___ Input rows ___

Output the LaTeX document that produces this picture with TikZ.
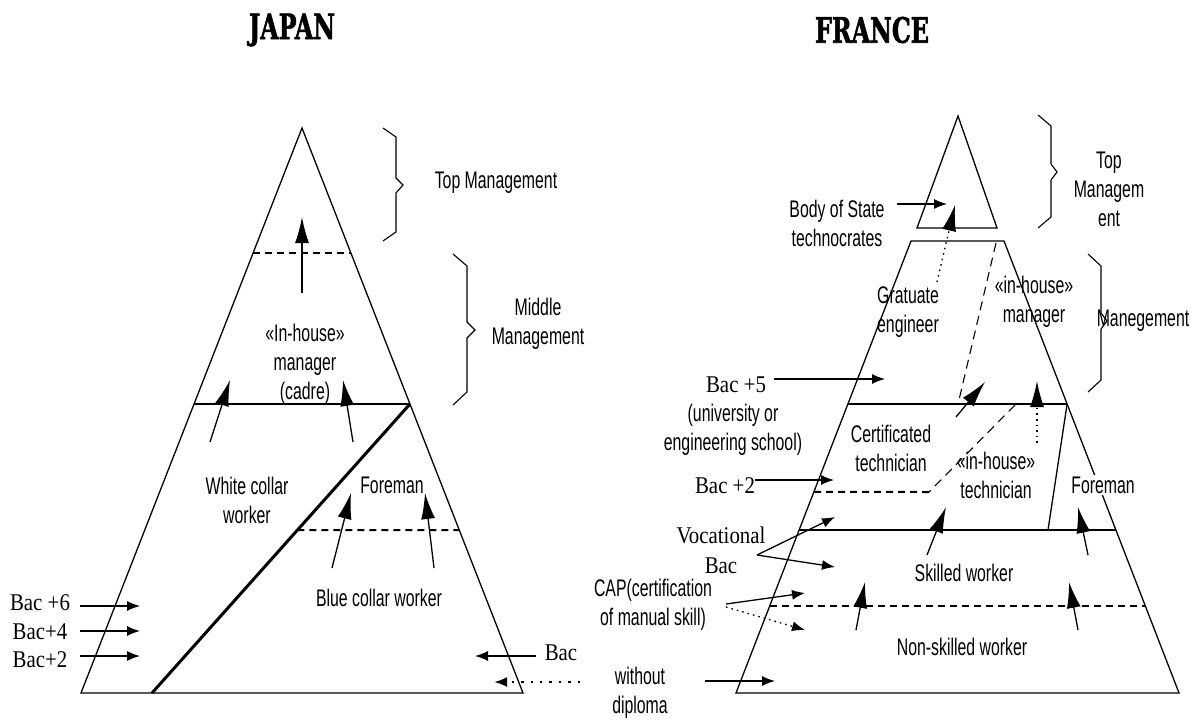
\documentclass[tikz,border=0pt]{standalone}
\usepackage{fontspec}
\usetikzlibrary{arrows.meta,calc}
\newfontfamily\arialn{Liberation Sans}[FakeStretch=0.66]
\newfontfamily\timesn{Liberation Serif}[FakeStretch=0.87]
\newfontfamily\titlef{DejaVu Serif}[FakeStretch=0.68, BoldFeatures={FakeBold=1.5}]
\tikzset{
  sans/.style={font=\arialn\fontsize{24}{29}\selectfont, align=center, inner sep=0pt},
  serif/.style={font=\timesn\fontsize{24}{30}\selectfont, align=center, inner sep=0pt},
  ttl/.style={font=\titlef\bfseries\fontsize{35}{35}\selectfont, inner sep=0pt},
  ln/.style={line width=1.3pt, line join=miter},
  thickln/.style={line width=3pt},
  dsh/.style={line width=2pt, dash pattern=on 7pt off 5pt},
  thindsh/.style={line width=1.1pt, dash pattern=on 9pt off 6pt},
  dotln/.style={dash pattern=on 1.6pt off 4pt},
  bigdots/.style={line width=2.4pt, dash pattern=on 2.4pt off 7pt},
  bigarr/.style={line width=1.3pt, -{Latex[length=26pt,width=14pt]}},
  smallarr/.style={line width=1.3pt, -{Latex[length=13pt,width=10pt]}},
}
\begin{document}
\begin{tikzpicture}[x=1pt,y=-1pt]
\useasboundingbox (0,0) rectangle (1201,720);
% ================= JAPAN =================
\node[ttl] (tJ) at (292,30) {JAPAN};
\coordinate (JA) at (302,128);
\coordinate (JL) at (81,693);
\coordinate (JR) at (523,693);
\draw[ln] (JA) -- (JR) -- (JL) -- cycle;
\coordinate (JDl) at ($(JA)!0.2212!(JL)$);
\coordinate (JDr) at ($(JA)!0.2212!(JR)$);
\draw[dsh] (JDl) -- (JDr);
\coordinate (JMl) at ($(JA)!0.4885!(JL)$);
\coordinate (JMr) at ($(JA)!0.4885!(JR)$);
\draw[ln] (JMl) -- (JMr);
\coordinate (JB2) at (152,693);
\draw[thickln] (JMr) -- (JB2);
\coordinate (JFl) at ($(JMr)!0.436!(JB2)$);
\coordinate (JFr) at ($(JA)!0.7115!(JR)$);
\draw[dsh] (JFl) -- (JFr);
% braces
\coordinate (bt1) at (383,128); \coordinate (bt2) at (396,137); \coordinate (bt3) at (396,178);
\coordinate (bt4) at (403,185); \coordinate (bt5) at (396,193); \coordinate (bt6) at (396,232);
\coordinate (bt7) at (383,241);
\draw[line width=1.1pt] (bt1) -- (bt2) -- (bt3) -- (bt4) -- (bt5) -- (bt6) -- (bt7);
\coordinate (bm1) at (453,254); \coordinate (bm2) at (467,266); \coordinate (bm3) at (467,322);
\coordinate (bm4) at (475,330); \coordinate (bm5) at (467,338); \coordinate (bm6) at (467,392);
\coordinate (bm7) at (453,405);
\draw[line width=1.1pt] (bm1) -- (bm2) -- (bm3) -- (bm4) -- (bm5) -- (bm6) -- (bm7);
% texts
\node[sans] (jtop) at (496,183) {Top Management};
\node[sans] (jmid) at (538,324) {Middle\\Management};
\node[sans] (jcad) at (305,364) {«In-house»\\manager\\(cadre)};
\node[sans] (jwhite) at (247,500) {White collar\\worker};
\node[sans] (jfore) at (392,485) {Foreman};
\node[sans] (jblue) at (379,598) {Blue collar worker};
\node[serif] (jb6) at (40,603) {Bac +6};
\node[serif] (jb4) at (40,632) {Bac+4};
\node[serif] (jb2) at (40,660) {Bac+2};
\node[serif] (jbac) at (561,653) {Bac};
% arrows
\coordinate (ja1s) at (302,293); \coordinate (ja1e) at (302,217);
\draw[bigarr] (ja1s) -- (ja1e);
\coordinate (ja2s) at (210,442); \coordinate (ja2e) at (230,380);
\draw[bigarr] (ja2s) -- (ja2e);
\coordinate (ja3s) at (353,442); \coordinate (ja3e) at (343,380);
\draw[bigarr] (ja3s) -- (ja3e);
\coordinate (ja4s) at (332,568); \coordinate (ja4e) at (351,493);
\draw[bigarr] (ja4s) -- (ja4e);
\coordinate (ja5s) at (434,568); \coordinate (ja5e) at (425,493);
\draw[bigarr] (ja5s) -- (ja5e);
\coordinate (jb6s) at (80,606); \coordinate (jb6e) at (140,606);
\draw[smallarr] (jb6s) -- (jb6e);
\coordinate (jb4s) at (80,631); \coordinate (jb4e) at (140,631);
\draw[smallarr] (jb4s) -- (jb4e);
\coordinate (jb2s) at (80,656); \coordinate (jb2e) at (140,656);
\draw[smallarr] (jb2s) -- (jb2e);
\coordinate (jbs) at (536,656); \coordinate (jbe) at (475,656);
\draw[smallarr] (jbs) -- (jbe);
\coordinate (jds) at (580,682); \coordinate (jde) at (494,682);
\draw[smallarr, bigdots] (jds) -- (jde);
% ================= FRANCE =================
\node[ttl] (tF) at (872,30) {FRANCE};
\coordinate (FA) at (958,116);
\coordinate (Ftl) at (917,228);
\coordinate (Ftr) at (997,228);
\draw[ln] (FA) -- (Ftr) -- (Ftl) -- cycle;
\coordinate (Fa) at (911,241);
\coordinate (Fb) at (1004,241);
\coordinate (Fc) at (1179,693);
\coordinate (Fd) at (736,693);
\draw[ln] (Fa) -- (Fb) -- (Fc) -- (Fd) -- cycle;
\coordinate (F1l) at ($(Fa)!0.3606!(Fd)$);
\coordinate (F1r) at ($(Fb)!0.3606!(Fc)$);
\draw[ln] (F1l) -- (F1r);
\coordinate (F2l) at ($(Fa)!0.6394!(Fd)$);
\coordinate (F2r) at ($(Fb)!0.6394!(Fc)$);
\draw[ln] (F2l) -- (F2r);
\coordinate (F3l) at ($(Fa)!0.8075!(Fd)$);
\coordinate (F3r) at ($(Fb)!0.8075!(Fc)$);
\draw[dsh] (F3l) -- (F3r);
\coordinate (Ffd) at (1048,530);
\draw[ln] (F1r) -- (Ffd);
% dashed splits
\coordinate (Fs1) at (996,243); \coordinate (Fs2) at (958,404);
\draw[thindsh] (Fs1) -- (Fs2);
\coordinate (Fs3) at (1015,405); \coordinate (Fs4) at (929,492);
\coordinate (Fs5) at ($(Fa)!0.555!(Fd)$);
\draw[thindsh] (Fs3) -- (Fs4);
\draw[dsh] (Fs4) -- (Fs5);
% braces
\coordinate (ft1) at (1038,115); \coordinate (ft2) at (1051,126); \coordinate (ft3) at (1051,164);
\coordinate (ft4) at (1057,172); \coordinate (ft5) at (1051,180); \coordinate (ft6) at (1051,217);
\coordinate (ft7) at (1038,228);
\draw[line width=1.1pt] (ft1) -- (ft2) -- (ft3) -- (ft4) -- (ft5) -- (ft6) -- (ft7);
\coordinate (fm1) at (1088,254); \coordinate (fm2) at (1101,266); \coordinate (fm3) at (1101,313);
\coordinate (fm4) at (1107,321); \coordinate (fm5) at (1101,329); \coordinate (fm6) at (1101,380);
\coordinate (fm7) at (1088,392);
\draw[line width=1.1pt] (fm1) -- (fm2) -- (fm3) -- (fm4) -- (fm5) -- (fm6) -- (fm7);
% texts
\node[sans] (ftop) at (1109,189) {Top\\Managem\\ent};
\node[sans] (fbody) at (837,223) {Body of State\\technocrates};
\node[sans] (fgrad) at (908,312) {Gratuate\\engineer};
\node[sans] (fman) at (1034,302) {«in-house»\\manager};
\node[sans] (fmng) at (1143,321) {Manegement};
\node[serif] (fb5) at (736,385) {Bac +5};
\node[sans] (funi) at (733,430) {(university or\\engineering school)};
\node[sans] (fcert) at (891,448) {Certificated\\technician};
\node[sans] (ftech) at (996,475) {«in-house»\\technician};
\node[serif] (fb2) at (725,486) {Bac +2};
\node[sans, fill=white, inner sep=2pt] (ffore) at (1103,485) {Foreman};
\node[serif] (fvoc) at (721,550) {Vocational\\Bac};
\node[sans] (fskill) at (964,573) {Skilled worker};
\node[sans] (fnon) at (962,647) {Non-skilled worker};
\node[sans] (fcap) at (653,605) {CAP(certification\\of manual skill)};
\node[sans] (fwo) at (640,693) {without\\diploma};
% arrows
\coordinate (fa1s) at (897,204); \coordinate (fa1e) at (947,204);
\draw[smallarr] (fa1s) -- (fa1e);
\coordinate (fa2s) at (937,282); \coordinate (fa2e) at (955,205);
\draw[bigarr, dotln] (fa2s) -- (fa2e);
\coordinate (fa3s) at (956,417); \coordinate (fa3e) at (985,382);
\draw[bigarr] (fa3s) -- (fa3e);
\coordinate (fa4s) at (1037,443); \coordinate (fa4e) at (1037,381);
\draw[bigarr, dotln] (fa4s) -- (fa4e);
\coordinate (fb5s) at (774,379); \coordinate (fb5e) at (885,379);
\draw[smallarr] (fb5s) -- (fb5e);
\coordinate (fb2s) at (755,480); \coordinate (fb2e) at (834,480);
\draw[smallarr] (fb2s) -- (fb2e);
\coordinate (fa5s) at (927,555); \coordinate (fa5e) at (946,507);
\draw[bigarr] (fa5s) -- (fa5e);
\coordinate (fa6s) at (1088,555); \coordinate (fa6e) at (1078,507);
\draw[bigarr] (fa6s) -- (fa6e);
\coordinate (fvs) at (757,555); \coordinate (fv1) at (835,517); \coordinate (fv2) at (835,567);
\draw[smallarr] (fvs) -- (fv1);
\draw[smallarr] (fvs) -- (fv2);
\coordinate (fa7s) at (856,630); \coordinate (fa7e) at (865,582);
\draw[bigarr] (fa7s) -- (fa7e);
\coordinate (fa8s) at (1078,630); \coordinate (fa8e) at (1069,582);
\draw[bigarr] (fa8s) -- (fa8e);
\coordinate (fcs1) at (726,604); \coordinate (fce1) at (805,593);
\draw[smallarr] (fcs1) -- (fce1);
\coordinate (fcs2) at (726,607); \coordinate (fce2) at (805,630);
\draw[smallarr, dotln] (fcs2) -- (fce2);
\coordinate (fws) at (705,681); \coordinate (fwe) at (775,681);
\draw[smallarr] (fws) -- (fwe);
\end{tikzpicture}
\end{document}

___
___ Input rows ___

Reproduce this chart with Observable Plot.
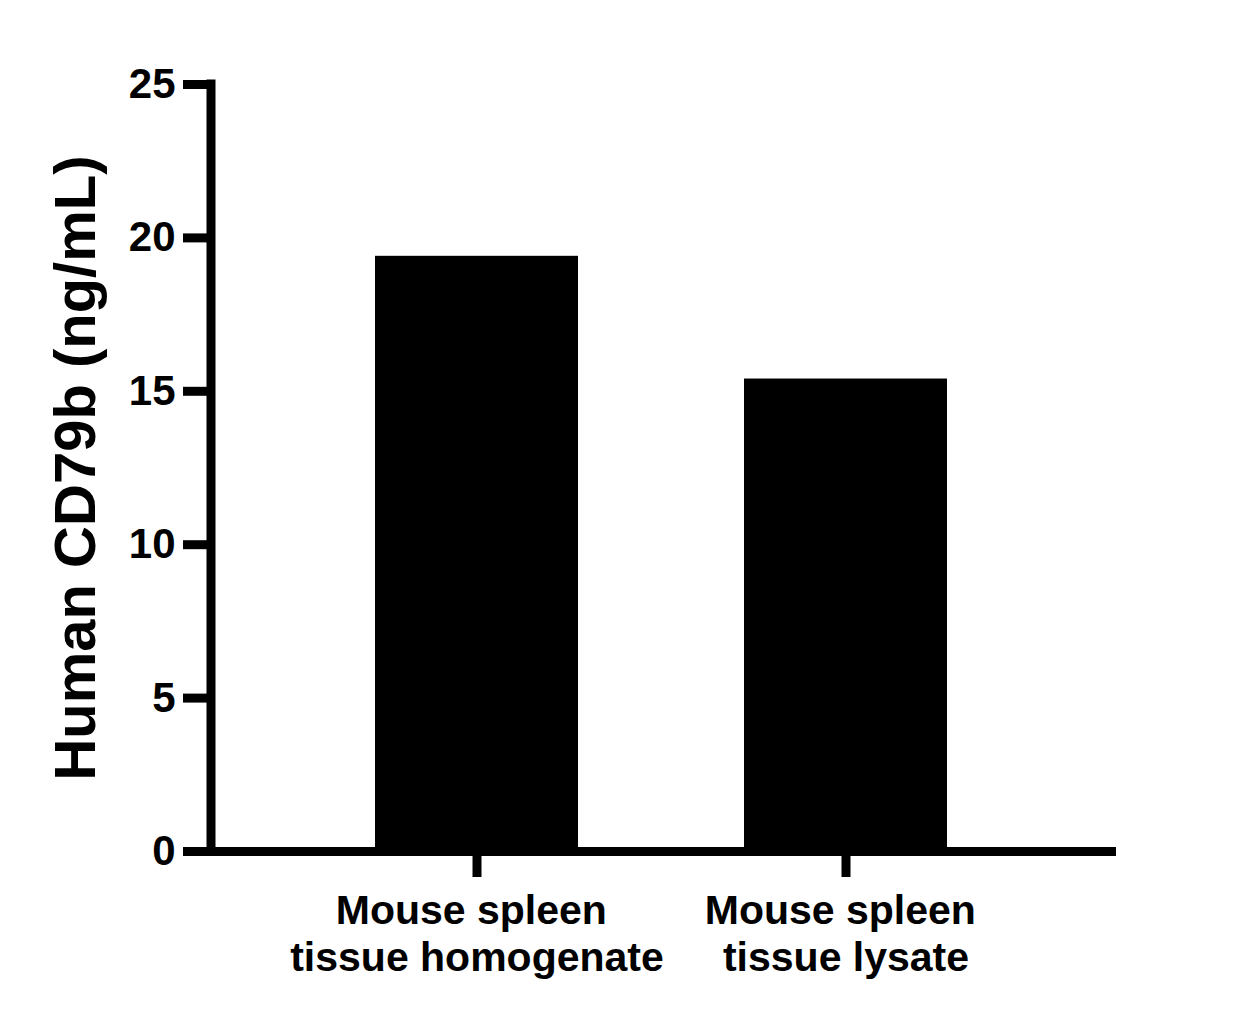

___

--- Stated goal ---
In the data above, tally the lines holding "this" and answer with the figure only.

--- Full output ---
2